There are surely worthwhile and important causes to lend your voice to, even though they are not your own and you are not directly affected by the issue. You just might want to reassure yourself that you are not being emotionalized and instrumentalized by sinister agendas, before subscribing to them.

There is always a tension between having a genuine concern for others and pushing back on coercion and emotional abuse by others in the name of higher causes. There is also tension between honouring your own needs and not being selfish at the expense of others.

Most likely, you don’t fit neatly into any of these four quadrants and instead find yourself in constant motion and negotiation between them. That is part of the creative process and individuation. You are invited to make up your own mind about things and not blindly follow the herd.

I hope that the middle ground has become a bit less scary to you.

You don’t have to take sides between individualism and collectivism or between good and evil or any other ideology. You are even free to change your mind if one or the other approach does not work for you anymore.

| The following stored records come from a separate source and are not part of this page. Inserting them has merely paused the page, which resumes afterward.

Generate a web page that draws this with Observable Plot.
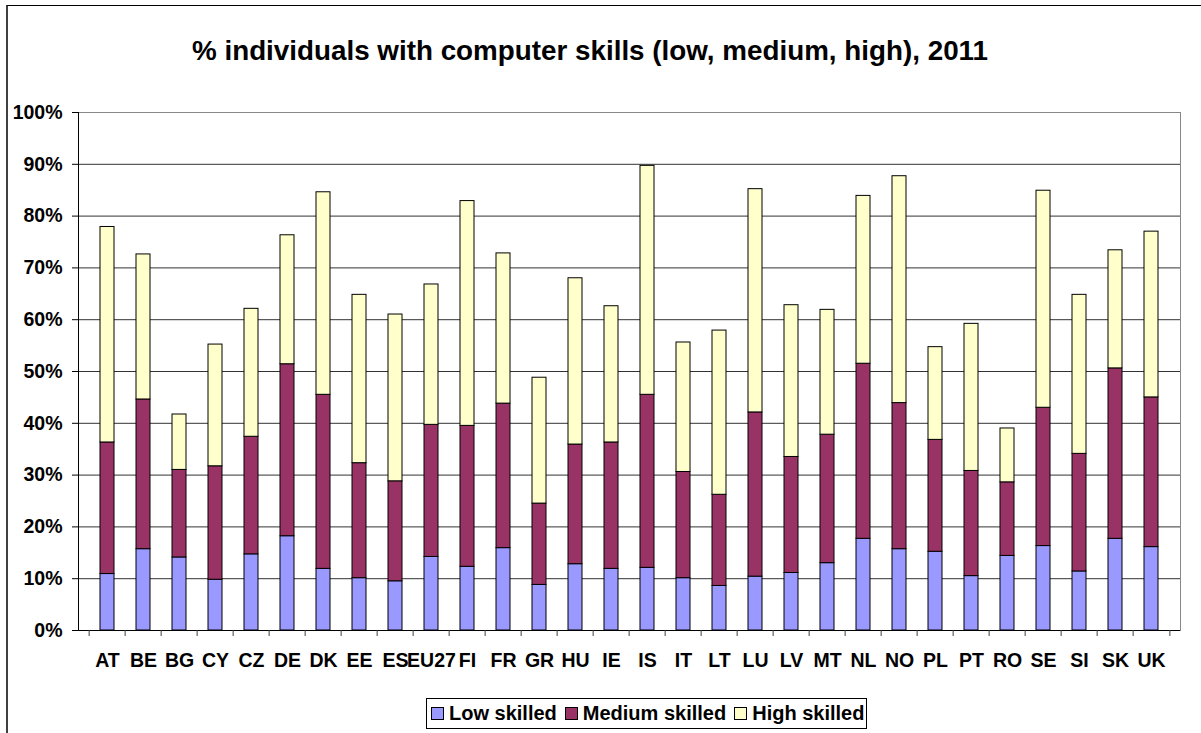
<!DOCTYPE html>
<html>
<head>
<meta charset="utf-8">
<script src="https://cdn.jsdelivr.net/npm/d3@7"></script>
<script src="https://cdn.jsdelivr.net/npm/@observablehq/plot@0.6"></script>
<style>
  html, body { margin: 0; padding: 0; background: #fff; }
  body { font-family: "Liberation Sans", Arial, sans-serif; }
  #wrap { position: relative; width: 1201px; height: 733px; overflow: hidden; background: #fff; }
  #frame { position: absolute; left: 6px; top: 5px; width: 1400px; height: 900px;
           border-left: 2px solid #404040; border-top: 1px solid #000; pointer-events: none; }
  #title { position: absolute; left: 0; top: 37px; width: 1180px; text-align: center;
           font-weight: bold; font-size: 27.8px; line-height: 28px; color: #000; white-space: nowrap; }
  #chart { position: absolute; left: 0; top: 100px; }
  #legend { position: absolute; left: 426px; top: 698px; width: 439px; height: 29px;
            border: 1px solid #000; box-sizing: content-box; display: flex; align-items: center;
            font-weight: bold; font-size: 20px; color: #000; white-space: nowrap; }
  .item { display: flex; align-items: center; }
  .sw { display: inline-block; width: 11px; height: 11px; border: 1px solid #000; margin-left: 8px; margin-right: 5px; }
  .item:first-child .sw { margin-left: 4px; }
</style>
</head>
<body>
<div id="wrap">
  <div id="title"></div>
  <div id="chart"></div>
  <div id="legend"></div>
  <div id="frame"></div>
</div>
<script>
const titleText = "% individuals with computer skills (low, medium, high), 2011";
const countries = ["AT","BE","BG","CY","CZ","DE","DK","EE","ES","EU27","FI","FR","GR","HU","IE","IS","IT","LT","LU","LV","MT","NL","NO","PL","PT","RO","SE","SI","SK","UK"];
const low    = [10.9,15.7,14.1, 9.8,14.7,18.2,11.9,10.1, 9.5,14.2,12.3,15.9, 8.8,12.8,11.9,12.1,10.1, 8.6,10.4,11.1,13.0,17.7,15.7,15.2,10.5,14.4,16.3,11.4,17.7,16.1];
const medium = [25.4,28.9,16.9,21.9,22.7,33.2,33.6,22.2,19.3,25.5,27.2,27.9,15.7,23.1,24.4,33.4,20.5,17.6,31.7,22.4,24.8,33.8,28.2,21.6,20.3,14.2,26.7,22.7,32.9,28.9];
const high   = [41.6,28.0,10.7,23.5,24.7,24.9,39.1,32.5,32.2,27.1,43.4,29.0,24.3,32.1,26.3,44.2,25.0,31.7,43.1,29.3,24.1,32.4,43.8,17.9,28.4,10.4,41.9,30.7,22.8,32.0];
const skills = ["Low skilled","Medium skilled","High skilled"];
const skillColors = ["#9999FF","#993366","#FFFFCC"];
const yTicks = [0,10,20,30,40,50,60,70,80,90,100];

const series = [low, medium, high];
const rows = countries.flatMap((c, i) => skills.map((s, k) => ({country: c, skill: s, value: series[k][i]})));

document.getElementById("title").textContent = titleText;

const W = 1201, ML = 78, MR = 21;
const halfStep = (W - ML - MR) / countries.length / 2;

const chart = Plot.plot({
  width: W, height: 580,
  marginLeft: ML, marginRight: MR, marginTop: 12, marginBottom: 50,
  style: {fontFamily: '"Liberation Sans", Arial, sans-serif', fontSize: "19.5px", fontWeight: "bold", color: "#000", background: "transparent"},
  x: {domain: countries, paddingInner: 0.6, paddingOuter: 0.3, align: 0.5},
  y: {domain: [0, 100]},
  color: {domain: skills, range: skillColors},
  marks: [
    Plot.frame({stroke: "#888"}),
    Plot.ruleY(yTicks.filter(v => v > 0 && v < 100), {stroke: "#333"}),
    Plot.barY(rows, {x: "country", y: "value", fill: "skill", stroke: "#000", strokeWidth: 1, order: skills}),
    Plot.ruleY([0], {stroke: "#000"}),
    Plot.frame({anchor: "left", stroke: "#000"}),
    Plot.axisY({ticks: yTicks, tickSize: 6, tickPadding: 10, tickFormat: d => d + "%", label: null}),
    Plot.axisX({tickSize: 0, tickPadding: 23, label: null}),
    Plot.axisX({ticks: countries, tickSize: 6, tickFormat: () => "", dx: -halfStep, stroke: "#444", label: null}),
    Plot.axisX({ticks: [countries[countries.length - 1]], tickSize: 6, tickFormat: () => "", dx: halfStep, stroke: "#444", label: null})
  ]
});
document.getElementById("chart").appendChild(chart);

const legend = document.getElementById("legend");
skills.forEach((s, k) => {
  const item = document.createElement("span");
  item.className = "item";
  const sw = document.createElement("span");
  sw.className = "sw";
  sw.style.background = skillColors[k];
  item.appendChild(sw);
  item.appendChild(document.createTextNode(s));
  legend.appendChild(item);
});
</script>
</body>
</html>
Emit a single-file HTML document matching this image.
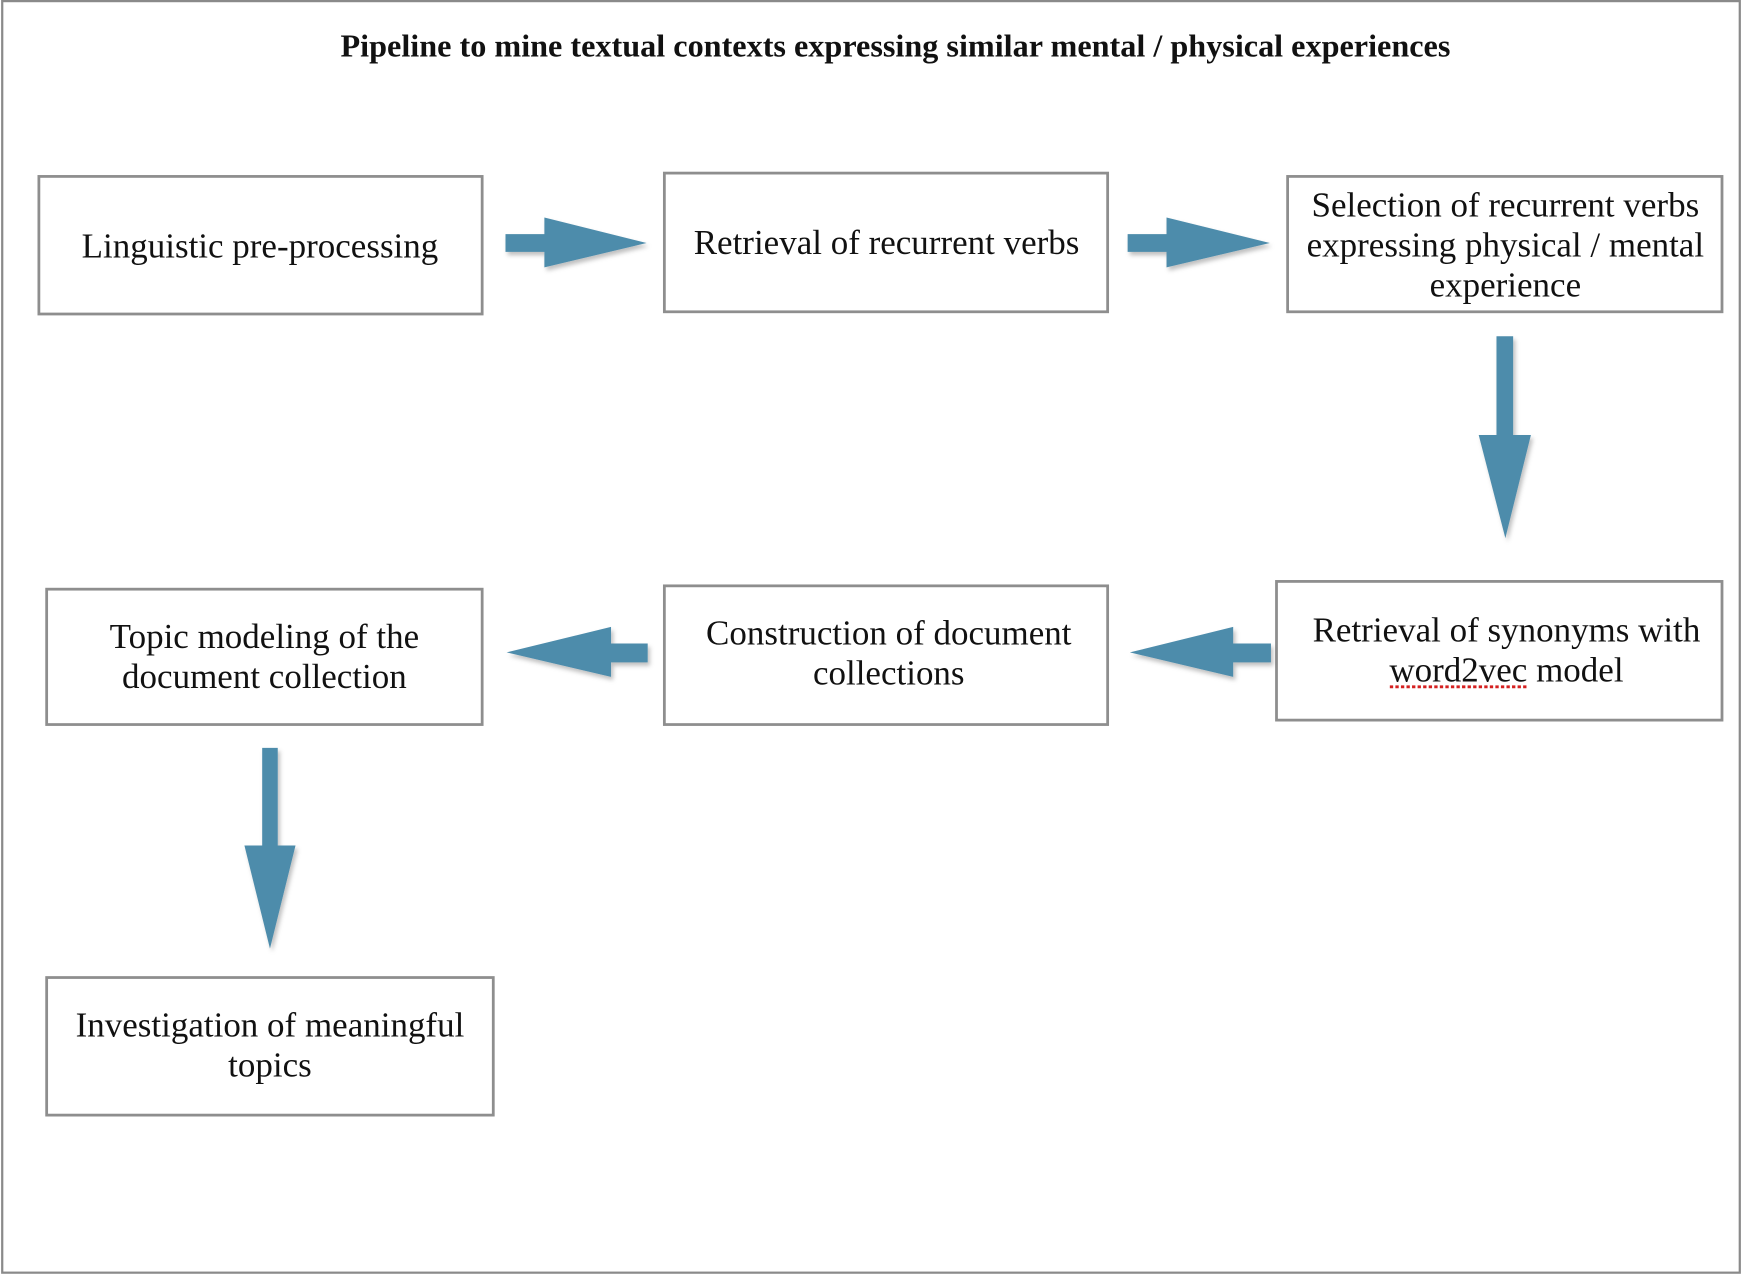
<!DOCTYPE html>
<html><head><meta charset="utf-8"><style>
html,body{margin:0;padding:0;background:#fff;}
svg{display:block}
text{font-family:"Liberation Serif",serif;fill:#111;}
</style></head><body>
<svg width="1742" height="1276" viewBox="0 0 1568 1150" preserveAspectRatio="none" xmlns="http://www.w3.org/2000/svg">
<defs><filter id="sh" x="-20%" y="-20%" width="140%" height="140%"><feDropShadow dx="2" dy="3" stdDeviation="2" flood-color="#000" flood-opacity="0.25"/></filter></defs>
<rect x="2" y="1" width="1564" height="1146" fill="#fff" stroke="#8a8a8a" stroke-width="2"/>
<text x="806" y="51" text-anchor="middle" font-weight="bold" font-size="29">Pipeline to mine textual contexts expressing similar mental / physical experiences</text>
<g fill="#fff" stroke="#8e8e8e" stroke-width="2.5">
<rect x="35" y="159" width="399" height="124"/>
<rect x="598" y="156" width="399" height="125"/>
<rect x="1159" y="159" width="391" height="122"/>
<rect x="1149" y="524" width="401" height="125"/>
<rect x="598" y="528" width="399" height="125"/>
<rect x="42" y="531" width="392" height="122"/>
<rect x="42" y="881" width="402" height="124"/>
</g>
<g font-size="31.5" text-anchor="middle">
<text x="234" y="232">Linguistic pre-processing</text>
<text x="798" y="229">Retrieval of recurrent verbs</text>
<text x="1355" y="195">Selection of recurrent verbs</text>
<text x="1355" y="231">expressing physical / mental</text>
<text x="1355" y="267">experience</text>
<text x="1356" y="578">Retrieval of synonyms with</text>
<text x="1356" y="614">word2vec model</text>
<text x="800" y="581">Construction of document</text>
<text x="800" y="617">collections</text>
<text x="238" y="584">Topic modeling of the</text>
<text x="238" y="620">document collection</text>
<text x="243" y="934">Investigation of meaningful</text>
<text x="243" y="970">topics</text>
</g>
<line x1="1251" y1="619" x2="1374" y2="619" stroke="#d42020" stroke-width="2.5" stroke-dasharray="3,2"/>
<g fill="#4e8cab" filter="url(#sh)">
<polygon points="455,211 490,211 490,196 582,219 490,241 490,227 455,227"/>
<polygon points="1015,211 1050,211 1050,196 1143,219 1050,241 1050,227 1015,227"/>
<polygon points="1347,303 1362,303 1362,392 1378,392 1355,485 1331,392 1347,392"/>
<polygon points="1144,580 1110,580 1110,565 1017,588 1110,610 1110,597 1144,597"/>
<polygon points="583,580 550,580 550,565 456,588 550,610 550,597 583,597"/>
<polygon points="236,674 250,674 250,762 266,762 243,855 220,762 236,762"/>
</g>
</svg>
</body></html>
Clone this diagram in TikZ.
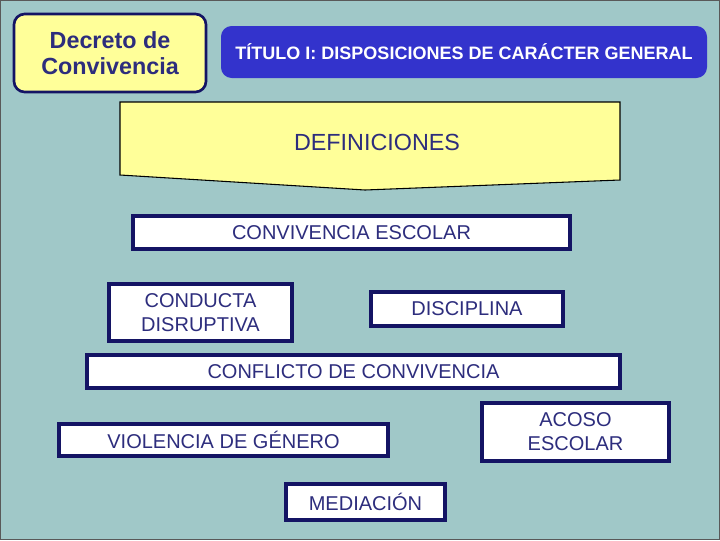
\documentclass[tikz,border=0pt]{standalone}
\usepackage{fontspec}
\setmainfont{Liberation Sans}
\usetikzlibrary{fit}
\definecolor{bgteal}{RGB}{160,200,200}
\definecolor{pale}{RGB}{255,255,153}
\definecolor{navy}{RGB}{20,20,100}
\definecolor{ink}{RGB}{45,45,125}
\definecolor{titleblue}{RGB}{51,51,204}
\tikzset{
  box/.style={draw=navy, line width=2.4pt, fill=white, inner sep=0pt},
  boxtext/.style={text=ink, font=\fontsize{15}{18}\selectfont, align=center, inner sep=0pt},
}
\begin{document}
\begin{tikzpicture}[x=0.75pt,y=0.75pt,yscale=-1]
\useasboundingbox (0,0) rectangle (720,540);
% background
\fill[bgteal] (0,0) rectangle (720,540);
\draw[gray!70!black, line width=1pt] (0.5,0.5) rectangle (719.5,539.5);

% header
\node (decreto) [draw=navy, line width=2pt, fill=pale, rounded corners=8pt, inner sep=0pt, fit={(14,14)(206,92)}] {};
\node at (decreto.center) [text=ink, font=\fontsize{17.5}{20}\selectfont\bfseries, align=center] {Decreto de\\Convivencia};
\node (titulo) [fill=titleblue, rounded corners=8pt, inner sep=0pt, fit={(221,26)(707,78)}] {};
\node at (titulo.center) [text=white, font=\fontsize{13.5}{16}\selectfont\bfseries] {TÍTULO I: DISPOSICIONES DE CARÁCTER GENERAL};

% definiciones
\draw[fill=pale, line width=0.8pt] (120,102) -- (620,102) -- (620,180) -- (365,190) -- (120,175) -- cycle;
\node (defs) at (377,142) [text=ink, font=\fontsize{17.5}{20}\selectfont] {DEFINICIONES};

% terms
\node (convesc) [box, fit={(133,216)(570,249)}] {};
\node at (convesc.center) [boxtext] {CONVIVENCIA ESCOLAR};
\node (conducta) [box, fit={(109,284)(292,341)}] {};
\node at (conducta.center) [boxtext] {CONDUCTA\\DISRUPTIVA};
\node (disciplina) [box, fit={(371,292)(563,326)}] {};
\node at (disciplina.center) [boxtext] {DISCIPLINA};
\node (conflicto) [box, fit={(87,355)(620,388)}] {};
\node at (conflicto.center) [boxtext] {CONFLICTO DE CONVIVENCIA};
\node (violencia) [box, fit={(59,424)(388,456)}] {};
\node at (violencia.center) [boxtext] {VIOLENCIA DE GÉNERO};
\node (acoso) [box, fit={(482,403)(669,461)}] {};
\node at (acoso.center) [boxtext] {ACOSO\\ESCOLAR};
\node (mediacion) [box, fit={(286,484)(445,520)}] {};
\node at (mediacion.center) [boxtext] {MEDIACIÓN};
\end{tikzpicture}
\end{document}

We all learn, grow, and evolve. Staying out of other peoples’ fights, you can focus on the only project that might be truly worthy of your attention: Your own life.

If you choose to put it in the service of others, then do so from a place of choice and reserve yourself the right to change your mind to make a new choice when required. Nobody can force you to take sides in their conflicts.

You are invited to see the “should’s” and “must’s” of others as requests, but not as obligations. Your life and the integrity of your mind belong only to you. You owe nobody an explanation or justification.

Unlike the clean-cut positions of extremism, the middle ground is a place of ambiguity, friction and life. Being here means that you didn’t succumb to dead-end belief systems, but that you are still thinking. You are alive.

Welcome to the middle ground. Make it yours.